We can create a locked folio list, altogether drop both the locks, 
take the PTL,
do everything which __collapse_huge_page_isolate() does *except* the 
isolation and
again try locking folios, but then it will reduce efficiency of 
khugepaged
and almost looks like a forced solution :)
Please note the following discussion if anyone is interested:
https://lore.kernel.org/all/66bb7496-a445-4ad7-8e56-4f2863465c54@xxxxxxx/ 

(Apologies for not CCing the mailing list from the start)

  mm/khugepaged.c | 108 ++++++++++++++++++++++++++++++++++++++----------
  1 file changed, 87 insertions(+), 21 deletions(-)

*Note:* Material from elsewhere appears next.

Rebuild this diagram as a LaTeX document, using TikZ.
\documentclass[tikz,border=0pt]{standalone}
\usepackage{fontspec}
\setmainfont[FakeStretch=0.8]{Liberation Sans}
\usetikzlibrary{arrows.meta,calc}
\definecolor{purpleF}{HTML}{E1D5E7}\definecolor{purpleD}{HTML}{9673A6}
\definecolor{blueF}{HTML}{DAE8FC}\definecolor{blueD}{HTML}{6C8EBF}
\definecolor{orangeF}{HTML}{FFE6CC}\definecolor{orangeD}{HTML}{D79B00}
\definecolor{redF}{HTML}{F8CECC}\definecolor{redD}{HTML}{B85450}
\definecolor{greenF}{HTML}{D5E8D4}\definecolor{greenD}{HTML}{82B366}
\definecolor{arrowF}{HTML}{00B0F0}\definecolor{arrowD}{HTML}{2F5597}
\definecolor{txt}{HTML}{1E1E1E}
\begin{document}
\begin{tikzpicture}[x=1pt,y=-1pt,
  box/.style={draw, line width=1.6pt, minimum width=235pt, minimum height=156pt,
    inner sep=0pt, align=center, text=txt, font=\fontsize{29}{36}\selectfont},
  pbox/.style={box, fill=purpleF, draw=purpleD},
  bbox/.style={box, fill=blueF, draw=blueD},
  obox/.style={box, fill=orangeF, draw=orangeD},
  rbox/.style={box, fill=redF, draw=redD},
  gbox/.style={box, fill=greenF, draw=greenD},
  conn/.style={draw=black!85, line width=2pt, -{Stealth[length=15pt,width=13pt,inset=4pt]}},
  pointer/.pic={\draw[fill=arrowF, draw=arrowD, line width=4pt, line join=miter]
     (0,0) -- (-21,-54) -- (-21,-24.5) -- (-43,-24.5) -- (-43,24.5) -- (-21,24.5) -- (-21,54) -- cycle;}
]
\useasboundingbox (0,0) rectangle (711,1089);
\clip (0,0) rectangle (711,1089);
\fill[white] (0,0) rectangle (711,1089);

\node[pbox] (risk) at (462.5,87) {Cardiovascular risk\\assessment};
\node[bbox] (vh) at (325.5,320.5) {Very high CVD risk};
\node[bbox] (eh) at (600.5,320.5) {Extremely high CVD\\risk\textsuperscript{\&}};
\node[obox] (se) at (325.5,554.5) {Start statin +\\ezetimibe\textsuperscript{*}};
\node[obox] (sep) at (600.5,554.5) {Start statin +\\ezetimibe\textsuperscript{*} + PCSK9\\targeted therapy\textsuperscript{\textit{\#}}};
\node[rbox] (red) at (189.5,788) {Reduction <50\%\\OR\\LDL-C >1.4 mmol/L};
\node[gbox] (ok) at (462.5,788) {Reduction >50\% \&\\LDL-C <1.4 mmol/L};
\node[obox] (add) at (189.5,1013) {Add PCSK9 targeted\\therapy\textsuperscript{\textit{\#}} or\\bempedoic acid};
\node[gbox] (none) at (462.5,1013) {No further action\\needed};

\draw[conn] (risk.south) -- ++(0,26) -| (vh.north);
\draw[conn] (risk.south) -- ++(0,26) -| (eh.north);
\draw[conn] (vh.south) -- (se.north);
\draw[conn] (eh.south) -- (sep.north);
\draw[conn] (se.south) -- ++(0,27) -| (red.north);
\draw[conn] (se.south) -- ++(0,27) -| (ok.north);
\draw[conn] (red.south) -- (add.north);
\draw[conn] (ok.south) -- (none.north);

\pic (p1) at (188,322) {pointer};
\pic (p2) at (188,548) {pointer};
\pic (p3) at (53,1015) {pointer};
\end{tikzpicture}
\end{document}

diff --git a/mm/khugepaged.c b/mm/khugepaged.c
index 88beebef773e..8040b130e677 100644
--- a/mm/khugepaged.c
+++ b/mm/khugepaged.c
@@ -714,24 +714,28 @@ static void 
__collapse_huge_page_copy_succeeded(pte_t *pte,
                          struct vm_area_struct *vma,
                          unsigned long address,
                          spinlock_t *ptl,
-                        struct list_head *compound_pagelist)
+                        struct list_head *compound_pagelist, int order)
  {
      struct folio *src, *tmp;
      pte_t *_pte;
      pte_t pteval;
  -    for (_pte = pte; _pte < pte + HPAGE_PMD_NR;
+    for (_pte = pte; _pte < pte + (1UL << order);
           _pte++, address += PAGE_SIZE) {
          pteval = ptep_get(_pte);
          if (pte_none(pteval) || is_zero_pfn(pte_pfn(pteval))) {
              add_mm_counter(vma->vm_mm, MM_ANONPAGES, 1);
              if (is_zero_pfn(pte_pfn(pteval))) {
-                /*
-                 * ptl mostly unnecessary.
-                 */
-                spin_lock(ptl);
-                ptep_clear(vma->vm_mm, address, _pte);
-                spin_unlock(ptl);
+                if (order == HPAGE_PMD_ORDER) {
+                    /*
+                    * ptl mostly unnecessary.
+                    */
+                    spin_lock(ptl);
+                    ptep_clear(vma->vm_mm, address, _pte);
+                    spin_unlock(ptl);
+                } else {
+                    ptep_clear(vma->vm_mm, address, _pte);
+                }
                  ksm_might_unmap_zero_page(vma->vm_mm, pteval);
              }
          } else {
@@ -740,15 +744,20 @@ static void 
__collapse_huge_page_copy_succeeded(pte_t *pte,
              src = page_folio(src_page);
              if (!folio_test_large(src))
                  release_pte_folio(src);
-            /*
-             * ptl mostly unnecessary, but preempt has to
-             * be disabled to update the per-cpu stats
-             * inside folio_remove_rmap_pte().
-             */
-            spin_lock(ptl);
-            ptep_clear(vma->vm_mm, address, _pte);
-            folio_remove_rmap_pte(src, src_page, vma);
-            spin_unlock(ptl);
+            if (order == HPAGE_PMD_ORDER) {
+                /*
+                * ptl mostly unnecessary, but preempt has to
+                * be disabled to update the per-cpu stats
+                * inside folio_remove_rmap_pte().
+                */
+                spin_lock(ptl);
+                ptep_clear(vma->vm_mm, address, _pte);




+ folio_remove_rmap_pte(src, src_page, vma);
+                spin_unlock(ptl);
+            } else {
+                ptep_clear(vma->vm_mm, address, _pte);
+                folio_remove_rmap_pte(src, src_page, vma);
+            }

As I've talked to Nico about this code recently ... :)

Are you clearing the PTE after the copy succeeded? If so, where is the 
TLB flush?

How do you sync against concurrent write acess + GUP-fast?


The sequence really must be: (1) clear PTE/PMD + flush TLB (2) check 
if there are unexpected page references (e.g., GUP) if so back off (3) 
copy page content (4) set updated PTE/PMD.

To Nico, I suggested doing it simple initially, and still clear the 
high-level PMD entry + flush under mmap write lock, then re-map the 
PTE table after modifying the page table. It's not as efficient, but 
"harder to get wrong".

Btw if we are taking mmap write lock, then we do not require flushing 
PMD entry for mTHP collapse right?

Maybe that's already happening, but I stumbled over this clearing 
logic in __collapse_huge_page_copy_succeeded(), so I'm curious.